Stated problem
Copy out every line that contains the word "this".

Available data
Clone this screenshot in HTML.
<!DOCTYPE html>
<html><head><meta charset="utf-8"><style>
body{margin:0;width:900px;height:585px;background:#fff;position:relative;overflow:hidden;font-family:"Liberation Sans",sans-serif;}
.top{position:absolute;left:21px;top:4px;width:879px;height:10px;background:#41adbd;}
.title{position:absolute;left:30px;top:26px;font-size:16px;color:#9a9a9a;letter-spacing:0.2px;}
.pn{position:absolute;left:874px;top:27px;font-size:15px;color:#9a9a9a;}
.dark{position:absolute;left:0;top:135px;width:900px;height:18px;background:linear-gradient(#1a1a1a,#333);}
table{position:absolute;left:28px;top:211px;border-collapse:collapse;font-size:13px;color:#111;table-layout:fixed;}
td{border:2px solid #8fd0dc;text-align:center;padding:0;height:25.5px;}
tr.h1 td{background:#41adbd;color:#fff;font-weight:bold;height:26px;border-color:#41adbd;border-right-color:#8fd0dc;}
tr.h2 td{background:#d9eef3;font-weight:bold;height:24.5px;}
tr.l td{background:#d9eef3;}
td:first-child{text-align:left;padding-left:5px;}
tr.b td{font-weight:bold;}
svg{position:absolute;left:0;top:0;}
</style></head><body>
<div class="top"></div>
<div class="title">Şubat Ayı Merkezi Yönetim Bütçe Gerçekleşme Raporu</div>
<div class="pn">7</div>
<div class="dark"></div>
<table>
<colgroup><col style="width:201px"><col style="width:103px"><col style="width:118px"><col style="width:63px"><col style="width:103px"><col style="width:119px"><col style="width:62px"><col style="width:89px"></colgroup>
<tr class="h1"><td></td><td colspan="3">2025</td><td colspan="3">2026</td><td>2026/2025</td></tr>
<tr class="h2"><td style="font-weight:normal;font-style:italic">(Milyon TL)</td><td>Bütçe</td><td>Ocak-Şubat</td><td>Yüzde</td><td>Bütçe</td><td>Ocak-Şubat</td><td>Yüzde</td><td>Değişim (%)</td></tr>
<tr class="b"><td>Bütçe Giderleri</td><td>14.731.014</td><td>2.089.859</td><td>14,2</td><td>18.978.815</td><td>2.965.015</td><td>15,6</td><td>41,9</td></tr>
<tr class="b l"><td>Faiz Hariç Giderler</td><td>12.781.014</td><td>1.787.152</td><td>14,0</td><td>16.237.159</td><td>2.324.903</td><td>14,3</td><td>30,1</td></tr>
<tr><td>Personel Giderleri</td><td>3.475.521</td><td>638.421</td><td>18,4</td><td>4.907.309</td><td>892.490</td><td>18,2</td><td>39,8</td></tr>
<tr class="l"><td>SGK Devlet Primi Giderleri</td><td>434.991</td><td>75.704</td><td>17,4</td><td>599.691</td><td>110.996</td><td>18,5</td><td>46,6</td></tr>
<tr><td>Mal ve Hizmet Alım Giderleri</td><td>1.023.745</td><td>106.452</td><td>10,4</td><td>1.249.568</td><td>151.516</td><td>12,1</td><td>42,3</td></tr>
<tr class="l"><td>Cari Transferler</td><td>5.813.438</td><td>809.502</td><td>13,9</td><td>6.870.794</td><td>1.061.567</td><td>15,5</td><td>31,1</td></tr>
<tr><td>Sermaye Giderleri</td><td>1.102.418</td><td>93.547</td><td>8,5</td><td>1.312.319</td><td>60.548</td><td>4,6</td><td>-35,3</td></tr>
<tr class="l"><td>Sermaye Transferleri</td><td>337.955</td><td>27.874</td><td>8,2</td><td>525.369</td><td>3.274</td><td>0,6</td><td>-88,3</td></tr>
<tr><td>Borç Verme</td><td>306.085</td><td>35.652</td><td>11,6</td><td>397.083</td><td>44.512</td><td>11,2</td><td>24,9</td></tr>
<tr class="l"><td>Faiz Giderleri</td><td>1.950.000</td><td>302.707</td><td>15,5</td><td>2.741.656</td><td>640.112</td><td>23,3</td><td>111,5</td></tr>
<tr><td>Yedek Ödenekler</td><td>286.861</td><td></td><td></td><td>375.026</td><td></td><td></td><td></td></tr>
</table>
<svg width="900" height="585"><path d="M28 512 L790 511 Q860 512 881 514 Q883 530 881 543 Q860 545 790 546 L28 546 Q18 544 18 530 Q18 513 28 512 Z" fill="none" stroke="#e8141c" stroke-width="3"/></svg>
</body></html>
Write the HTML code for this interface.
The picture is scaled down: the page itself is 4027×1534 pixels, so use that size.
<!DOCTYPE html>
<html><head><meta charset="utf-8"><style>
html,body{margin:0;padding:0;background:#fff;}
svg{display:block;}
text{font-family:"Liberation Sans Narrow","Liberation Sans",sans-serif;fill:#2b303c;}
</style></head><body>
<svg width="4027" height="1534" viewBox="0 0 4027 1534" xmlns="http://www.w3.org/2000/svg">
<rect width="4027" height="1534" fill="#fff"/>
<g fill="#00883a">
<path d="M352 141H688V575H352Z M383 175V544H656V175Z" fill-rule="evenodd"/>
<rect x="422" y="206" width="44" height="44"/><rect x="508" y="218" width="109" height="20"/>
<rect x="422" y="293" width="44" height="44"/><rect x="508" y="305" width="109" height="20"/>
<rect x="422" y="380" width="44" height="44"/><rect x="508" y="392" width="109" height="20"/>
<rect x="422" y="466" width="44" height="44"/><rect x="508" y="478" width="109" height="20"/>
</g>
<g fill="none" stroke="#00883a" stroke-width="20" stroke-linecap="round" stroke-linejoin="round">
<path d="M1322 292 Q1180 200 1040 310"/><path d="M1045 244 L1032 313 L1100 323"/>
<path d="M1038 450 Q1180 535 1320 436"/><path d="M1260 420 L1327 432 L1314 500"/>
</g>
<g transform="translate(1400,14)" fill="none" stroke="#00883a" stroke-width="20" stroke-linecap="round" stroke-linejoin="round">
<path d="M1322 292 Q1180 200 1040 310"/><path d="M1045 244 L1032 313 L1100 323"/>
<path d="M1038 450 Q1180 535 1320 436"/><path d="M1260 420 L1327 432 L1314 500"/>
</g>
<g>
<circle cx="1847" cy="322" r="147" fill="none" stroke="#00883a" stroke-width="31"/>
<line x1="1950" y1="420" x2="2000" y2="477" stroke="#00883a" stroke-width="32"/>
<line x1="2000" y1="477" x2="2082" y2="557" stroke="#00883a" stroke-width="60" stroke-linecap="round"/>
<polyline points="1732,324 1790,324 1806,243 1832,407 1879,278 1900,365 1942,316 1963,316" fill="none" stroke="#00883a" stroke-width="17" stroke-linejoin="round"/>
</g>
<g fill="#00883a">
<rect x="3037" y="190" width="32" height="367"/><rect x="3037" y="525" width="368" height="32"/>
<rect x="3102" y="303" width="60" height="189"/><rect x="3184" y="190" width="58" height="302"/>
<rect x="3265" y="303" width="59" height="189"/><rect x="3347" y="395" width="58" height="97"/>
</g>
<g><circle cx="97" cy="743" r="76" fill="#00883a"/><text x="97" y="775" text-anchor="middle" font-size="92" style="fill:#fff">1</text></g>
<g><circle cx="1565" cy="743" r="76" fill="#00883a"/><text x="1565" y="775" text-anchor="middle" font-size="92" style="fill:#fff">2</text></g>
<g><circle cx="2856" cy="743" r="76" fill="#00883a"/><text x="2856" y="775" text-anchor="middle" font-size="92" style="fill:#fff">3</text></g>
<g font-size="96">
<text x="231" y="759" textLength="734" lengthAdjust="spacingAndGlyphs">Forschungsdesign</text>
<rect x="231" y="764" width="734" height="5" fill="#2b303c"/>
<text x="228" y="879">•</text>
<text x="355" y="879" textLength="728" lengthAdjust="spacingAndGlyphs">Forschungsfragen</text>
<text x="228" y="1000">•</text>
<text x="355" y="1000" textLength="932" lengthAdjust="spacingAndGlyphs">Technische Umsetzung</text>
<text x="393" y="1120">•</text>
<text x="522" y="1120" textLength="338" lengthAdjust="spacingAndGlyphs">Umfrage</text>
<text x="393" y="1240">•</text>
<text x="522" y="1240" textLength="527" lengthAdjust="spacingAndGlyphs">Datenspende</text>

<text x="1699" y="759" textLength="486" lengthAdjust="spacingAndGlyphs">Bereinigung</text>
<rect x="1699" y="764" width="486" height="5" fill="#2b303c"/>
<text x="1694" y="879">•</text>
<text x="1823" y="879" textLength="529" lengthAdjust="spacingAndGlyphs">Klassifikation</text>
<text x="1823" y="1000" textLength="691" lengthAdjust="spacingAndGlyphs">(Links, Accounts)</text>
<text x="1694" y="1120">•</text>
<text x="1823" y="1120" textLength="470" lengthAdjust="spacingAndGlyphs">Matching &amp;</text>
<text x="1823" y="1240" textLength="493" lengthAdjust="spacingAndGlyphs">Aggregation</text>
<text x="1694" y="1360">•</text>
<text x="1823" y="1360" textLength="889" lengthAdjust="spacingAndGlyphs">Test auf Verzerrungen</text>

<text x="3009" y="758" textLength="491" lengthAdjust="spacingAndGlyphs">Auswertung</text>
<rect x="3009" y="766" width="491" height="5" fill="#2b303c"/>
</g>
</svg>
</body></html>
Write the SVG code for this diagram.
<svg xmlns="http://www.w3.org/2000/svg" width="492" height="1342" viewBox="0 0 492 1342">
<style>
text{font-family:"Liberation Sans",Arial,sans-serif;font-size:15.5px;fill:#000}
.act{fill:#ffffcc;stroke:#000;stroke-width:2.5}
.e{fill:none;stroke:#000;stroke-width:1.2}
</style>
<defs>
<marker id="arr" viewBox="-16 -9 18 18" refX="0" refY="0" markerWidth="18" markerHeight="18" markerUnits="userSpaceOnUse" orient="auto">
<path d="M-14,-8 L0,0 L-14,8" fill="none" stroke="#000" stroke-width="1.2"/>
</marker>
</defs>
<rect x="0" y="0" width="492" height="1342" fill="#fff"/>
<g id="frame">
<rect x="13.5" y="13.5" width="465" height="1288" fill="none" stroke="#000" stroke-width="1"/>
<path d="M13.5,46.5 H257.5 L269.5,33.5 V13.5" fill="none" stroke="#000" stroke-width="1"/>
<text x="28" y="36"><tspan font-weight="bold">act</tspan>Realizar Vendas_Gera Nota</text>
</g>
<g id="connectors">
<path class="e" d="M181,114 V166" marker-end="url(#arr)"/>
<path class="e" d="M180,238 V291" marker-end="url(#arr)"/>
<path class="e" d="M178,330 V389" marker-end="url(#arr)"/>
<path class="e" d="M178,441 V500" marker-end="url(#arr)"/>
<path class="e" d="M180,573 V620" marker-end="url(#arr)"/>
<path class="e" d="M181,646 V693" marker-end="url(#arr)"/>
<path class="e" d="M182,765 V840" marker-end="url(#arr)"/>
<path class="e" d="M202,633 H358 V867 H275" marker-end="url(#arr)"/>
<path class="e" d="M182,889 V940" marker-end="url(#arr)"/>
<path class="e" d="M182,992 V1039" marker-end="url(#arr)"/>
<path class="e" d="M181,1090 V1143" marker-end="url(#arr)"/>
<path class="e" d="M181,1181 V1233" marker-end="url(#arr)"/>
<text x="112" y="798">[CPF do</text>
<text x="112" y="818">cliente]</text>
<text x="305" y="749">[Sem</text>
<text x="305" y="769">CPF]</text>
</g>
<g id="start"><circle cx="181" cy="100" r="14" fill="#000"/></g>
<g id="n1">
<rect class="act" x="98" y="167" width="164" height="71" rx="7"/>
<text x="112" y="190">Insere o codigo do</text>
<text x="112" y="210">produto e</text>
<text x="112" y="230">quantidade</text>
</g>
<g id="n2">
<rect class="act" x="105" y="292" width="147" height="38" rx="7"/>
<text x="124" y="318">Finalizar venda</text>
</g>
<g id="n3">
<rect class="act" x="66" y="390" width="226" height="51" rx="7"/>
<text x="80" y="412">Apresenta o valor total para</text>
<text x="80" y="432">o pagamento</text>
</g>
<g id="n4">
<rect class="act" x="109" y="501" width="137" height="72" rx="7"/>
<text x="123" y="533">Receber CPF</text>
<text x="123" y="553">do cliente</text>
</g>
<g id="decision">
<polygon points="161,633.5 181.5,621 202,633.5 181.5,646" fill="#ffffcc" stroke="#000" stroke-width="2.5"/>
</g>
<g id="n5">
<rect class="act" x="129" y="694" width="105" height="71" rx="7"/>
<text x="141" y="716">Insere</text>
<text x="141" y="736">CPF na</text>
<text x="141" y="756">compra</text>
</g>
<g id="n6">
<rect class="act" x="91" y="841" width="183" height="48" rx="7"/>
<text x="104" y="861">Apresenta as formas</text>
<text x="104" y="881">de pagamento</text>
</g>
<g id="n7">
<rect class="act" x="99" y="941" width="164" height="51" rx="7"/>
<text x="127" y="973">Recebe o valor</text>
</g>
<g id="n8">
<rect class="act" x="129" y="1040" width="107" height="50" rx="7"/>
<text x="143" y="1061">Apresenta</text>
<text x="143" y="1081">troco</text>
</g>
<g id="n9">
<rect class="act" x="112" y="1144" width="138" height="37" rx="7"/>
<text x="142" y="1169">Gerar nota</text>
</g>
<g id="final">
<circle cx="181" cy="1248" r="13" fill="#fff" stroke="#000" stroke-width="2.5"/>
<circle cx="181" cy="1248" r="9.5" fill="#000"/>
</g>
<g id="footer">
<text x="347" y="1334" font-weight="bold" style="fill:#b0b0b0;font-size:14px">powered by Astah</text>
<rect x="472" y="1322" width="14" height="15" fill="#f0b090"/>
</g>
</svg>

Solution
Clone this screenshot in HTML.
Write the HTML code for this interface.
Write the SVG code for this diagram.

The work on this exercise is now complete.